Kin Groups and Descent. The bilateral kindred is the maximum kinship grouping (i.e., the widest group recognized as kin). It is Ego oriented, so membership is overlapping. Genealogical space is established and traversed according to several criteria. One of these is consanguinity; here people figure who is related and who is not by noting their living lineal and collateral relatives. Another criterion is decedence, which means that a person will not reckon a kin relationship through a linkage involving one who has died; other linkages must be found. A third important criterion is affinity/attenuated affinity, which means that one can figure a "kin" relationship by a relationship of affinity or by a relationship once characterized by affinity. In the process of upward mobility, stem kindreds are also formed; here a given person (Ego) reckons his or her own position in genealogical space by reference to a previously established parental, or even grandparental, node. There is no unilineal principle in Afro-Hispanic kinship; it is strictly bilateral, although often matrilaterally skewed.

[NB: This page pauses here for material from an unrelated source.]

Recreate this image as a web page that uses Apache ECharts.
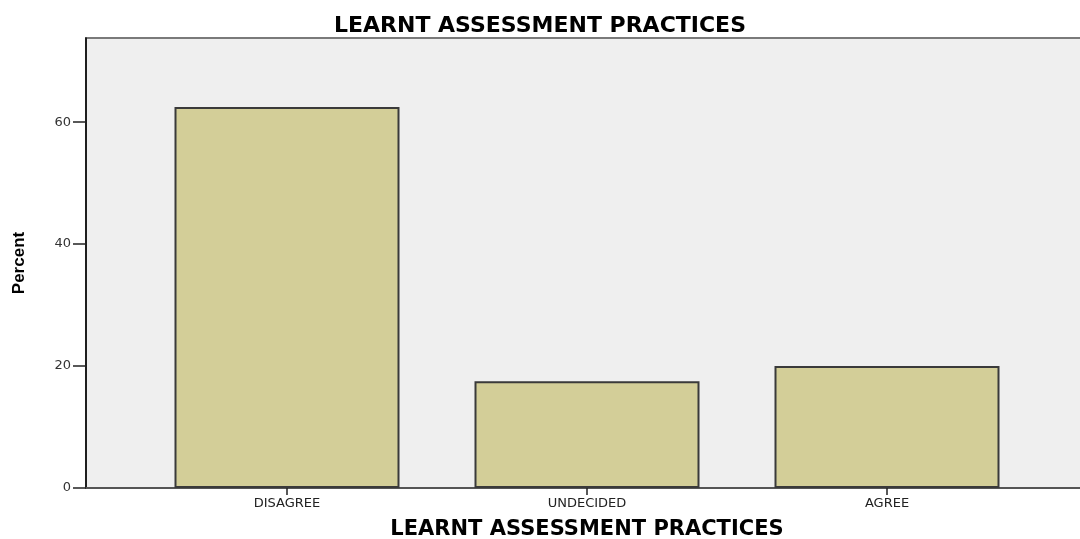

Compadrazgo is extremely important in the entire social organization, including the kinship and marriage system, of the bearers of Afro-Hispanic culture. It is by establishing ritual coparents at the birth and baptism of children that marriage prohibitions are formed, agreements to care for children made, and cooperative labor formations established and reinforced.
Kinship Terminology. The terminology is nonbifurcate-collateral where collaterals are separated from lineals, and no distinction is made between matrilateral and patrilateral relatives. Reconstruction of a possible early kinship system reveals strong West African roots.